In that environment, the Fed report says, "businesses would be able to meet any increases in demand in the near term" by giving their current employees more hours -- without bringing on new workers.

In a separate report Tuesday, the Commerce Department lowered its estimate of the gross domestic product -- the total value of goods and services produced in the country -- in the third quarter. The revised numbers still indicate that the economy grew for the first time after a year of contraction. But the new annualized growth rate of 2.8%, reduced from 3.5%, reinforced fears that the recovery will be slower than what has followed past recessions.

The adjustment, however, didn't affect Zandi's prediction that the economy will grow at an annual rate near 3% in the last three months of 2009.

"The best news in the report was a sturdy increase in corporate profits, as businesses have succeeded in getting their costs down," Zandi said. "Historically, profit gains lead a better job market."

As for the nation's banks, Bair of the FDIC said she didn't expect to see significant improvement until sometime next year.

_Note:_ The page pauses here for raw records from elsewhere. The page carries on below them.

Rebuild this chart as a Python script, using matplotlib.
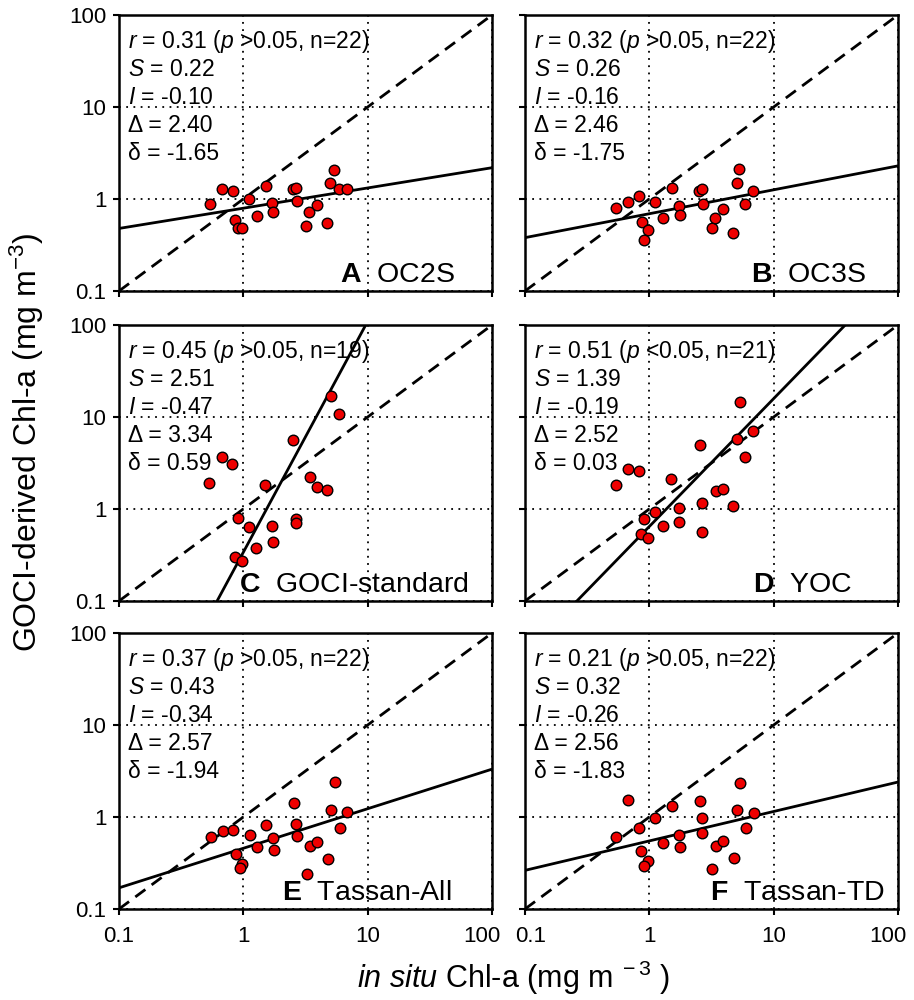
import numpy as np
import matplotlib
matplotlib.use('Agg')
import matplotlib.pyplot as plt
from matplotlib import ticker
from matplotlib.transforms import ScaledTranslation

plt.rcParams['font.family'] = ['Liberation Sans', 'DejaVu Sans']
plt.rcParams['mathtext.fontset'] = 'custom'
plt.rcParams['mathtext.rm'] = 'Liberation Sans'
plt.rcParams['mathtext.it'] = 'Liberation Sans:italic'
plt.rcParams['mathtext.bf'] = 'Liberation Sans:bold'

# in situ (x) vs GOCI-derived (y) Chl-a
a_x = [0.54, 0.67, 0.82, 0.86, 0.91, 0.97, 1.12, 1.28, 1.51, 1.71, 1.74, 2.52, 2.65, 2.69, 3.19, 3.40, 3.89, 4.74, 5.01, 5.40, 5.92, 6.82]
a_y = [0.88, 1.30, 1.23, 0.59, 0.49, 0.48, 1.00, 0.66, 1.37, 0.90, 0.73, 1.28, 1.33, 0.95, 0.51, 0.72, 0.85, 0.55, 1.51, 2.08, 1.28, 1.28]

b_x = [0.54, 0.67, 0.82, 0.87, 0.97, 0.91, 1.12, 1.29, 1.52, 1.73, 1.75, 2.53, 2.65, 2.69, 3.18, 3.40, 3.90, 4.75, 5.05, 5.31, 5.93, 6.83]
b_y = [0.80, 0.92, 1.09, 0.56, 0.46, 0.36, 0.93, 0.62, 1.32, 0.83, 0.67, 1.23, 1.30, 0.89, 0.49, 0.62, 0.78, 0.43, 1.48, 2.14, 0.88, 1.23]

c_x = [0.53, 0.67, 0.81, 0.91, 1.12, 0.85, 0.97, 1.26, 1.50, 1.71, 1.73, 2.50, 2.67, 2.67, 3.41, 3.88, 4.73, 5.03, 5.91]
c_y = [1.91, 3.66, 3.10, 0.79, 0.63, 0.30, 0.27, 0.38, 1.81, 0.66, 0.44, 5.56, 0.77, 0.70, 2.25, 1.75, 1.60, 16.8, 10.9]

d_x = [0.54, 0.67, 0.82, 0.91, 0.86, 0.98, 1.11, 1.28, 1.50, 1.73, 1.74, 2.54, 2.67, 2.63, 3.42, 3.89, 4.74, 5.36, 5.07, 5.92, 6.86]
d_y = [1.81, 2.70, 2.59, 0.77, 0.54, 0.49, 0.93, 0.66, 2.14, 1.03, 0.73, 4.92, 1.17, 0.56, 1.57, 1.65, 1.08, 14.6, 5.72, 3.64, 6.98]

e_x = [0.55, 0.68, 0.82, 0.87, 0.98, 0.94, 1.13, 1.29, 1.52, 1.73, 1.75, 2.54, 2.67, 2.70, 3.24, 3.42, 3.94, 4.77, 5.05, 5.43, 5.96, 6.87]
e_y = [0.60, 0.70, 0.73, 0.40, 0.31, 0.28, 0.64, 0.47, 0.81, 0.59, 0.44, 1.42, 0.83, 0.62, 0.24, 0.49, 0.54, 0.35, 1.18, 2.39, 0.76, 1.12]

f_x = [0.54, 0.67, 0.82, 0.86, 0.98, 0.91, 1.11, 1.28, 1.51, 1.73, 1.76, 2.54, 2.65, 2.65, 3.19, 3.43, 3.91, 4.76, 5.07, 5.36, 5.95, 6.90]
f_y = [0.61, 1.53, 0.75, 0.43, 0.33, 0.29, 0.97, 0.52, 1.31, 0.64, 0.47, 1.48, 0.97, 0.67, 0.27, 0.49, 0.55, 0.36, 1.19, 2.37, 0.75, 1.10]

panel_x = [a_x, b_x, c_x, d_x, e_x, f_x]
panel_y = [a_y, b_y, c_y, d_y, e_y, f_y]
letters = ['A', 'B', 'C', 'D', 'E', 'F']
names = ['OC2S', 'OC3S', 'GOCI-standard', 'YOC', 'Tassan-All', 'Tassan-TD']
r_vals = ['0.31', '0.32', '0.45', '0.51', '0.37', '0.21']
p_signs = ['>', '>', '>', '<', '>', '>']
n_vals = [22, 22, 19, 21, 22, 22]
slopes = [0.22, 0.26, 2.51, 1.39, 0.43, 0.32]
intercepts = [-0.10, -0.16, -0.47, -0.19, -0.34, -0.26]
big_delta = ['2.40', '2.46', '3.34', '2.52', '2.57', '2.56']
small_delta = ['-1.65', '-1.75', '0.59', '0.03', '-1.94', '-1.83']
ticks = [0.1, 1, 10, 100]
tick_labels = ['0.1', '1', '10', '100']

# label placement (axes fraction of the bold letter)
label_x = [0.593, 0.606, 0.322, 0.611, 0.437, 0.496]

fig = plt.figure(figsize=(9.14, 10), dpi=100)
lefts = [0.1302, 0.5744]
bottoms = [0.709, 0.399, 0.091]
w, h = 0.4081, 0.276

for i in range(6):
    row, col = i // 2, i % 2
    ax = fig.add_axes([lefts[col], bottoms[row], w, h])
    ax.set_xscale('log')
    ax.set_yscale('log')
    ax.set_xlim(0.1, 100)
    ax.set_ylim(0.1, 100)
    ax.xaxis.set_major_locator(ticker.FixedLocator(ticks))
    ax.yaxis.set_major_locator(ticker.FixedLocator(ticks))
    ax.xaxis.set_minor_locator(ticker.NullLocator())
    ax.yaxis.set_minor_locator(ticker.NullLocator())
    if row == 2:
        ax.set_xticklabels(tick_labels)
    else:
        ax.set_xticklabels([])
    if col == 0:
        ax.set_yticklabels(tick_labels)
    else:
        ax.set_yticklabels([])
    ax.tick_params(direction='out', length=4, width=1.5, labelsize=16, pad=5, colors='black')
    ax.tick_params(axis='x', pad=8)
    # nudge the end labels inward so neighbouring panels don't collide
    if row == 2:
        xlabs = ax.get_xticklabels()
        if col == 1:
            xlabs[0].set_transform(xlabs[0].get_transform() + ScaledTranslation(4 / 72, 0, fig.dpi_scale_trans))
        xlabs[-1].set_transform(xlabs[-1].get_transform() + ScaledTranslation(-7 / 72, 0, fig.dpi_scale_trans))
    for sp in ax.spines.values():
        sp.set_linewidth(1.8)
        sp.set_color('black')
    ax.grid(True, color='black', linestyle=(0, (1, 3)), linewidth=1.3)

    # 1:1 line and regression line
    xx = np.array([0.1, 100])
    ax.plot(xx, xx, color='black', linewidth=2, linestyle=(0, (4.5, 2.8)), zorder=2)
    ax.plot(xx, 10 ** intercepts[i] * xx ** slopes[i], color='black', linewidth=2, zorder=2)
    ax.scatter(panel_x[i], panel_y[i], s=58, facecolor='#ee0000', edgecolor='black', linewidth=1, zorder=3)

    lines = [r'$\mathit{r}$ = %s ($\mathit{p}$ %s0.05, n=%d)' % (r_vals[i], p_signs[i], n_vals[i]),
             r'$\mathit{S}$ = %.2f' % slopes[i],
             r'$\mathit{I}$ = %.2f' % intercepts[i],
             'Δ = ' + big_delta[i],
             'δ = ' + small_delta[i]]
    for k, txt in enumerate(lines):
        ax.text(0.024, 0.880 - k * 0.1015, txt, transform=ax.transAxes, fontsize=16.5, va='baseline', ha='left')
    ax.text(label_x[i], 0.033, r'$\mathbf{%s}$  %s' % (letters[i], names[i]), transform=ax.transAxes,
            fontsize=20.5, va='baseline', ha='left')

fig.text(0.029, 0.558, r'GOCI-derived Chl-a (mg m$^{-3}$)', rotation=90, fontsize=23, ha='center', va='center')
fig.text(0.562, 0.022, r'$\mathit{in\ situ}$ Chl-a (mg m$^{\ -3}$ )', fontsize=22, ha='center', va='center')

plt.savefig('out.png', dpi=100)
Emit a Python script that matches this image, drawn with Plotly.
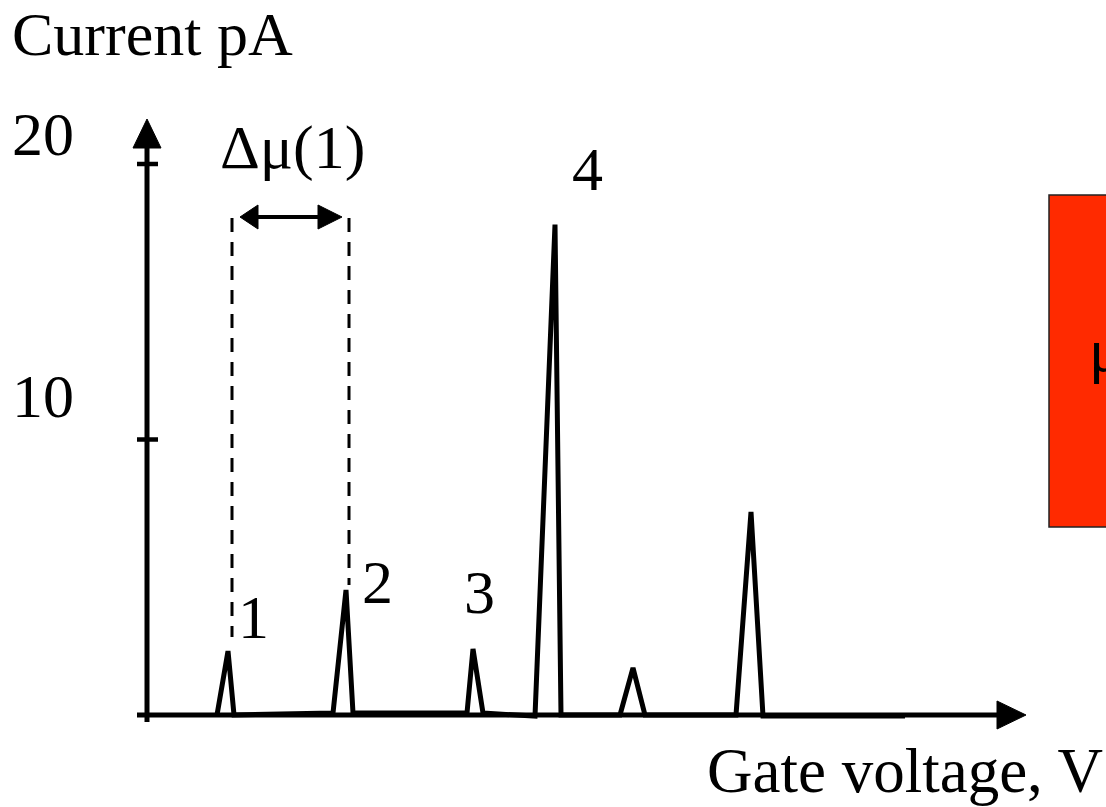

In the third quarter, the country's commercial banks and savings and loans posted net income of $2.8 billion. The performance reversed a $4.3-billion collective loss in the second quarter and more than tripled the industry's $879 million in profits recorded in last year's third quarter.

But earnings at banks could drop in the current quarter as they undergo their traditional end-of-the-year write-down of bad assets, the FDIC said.

"The recession ended midyear . . . but it's still going to take a period of time until banks can put all these losses behind them and move on to make better, more secure loans," said James Chessen, chief economist for the American Bankers Assn. "We're in the middle, and it's a tough place to be."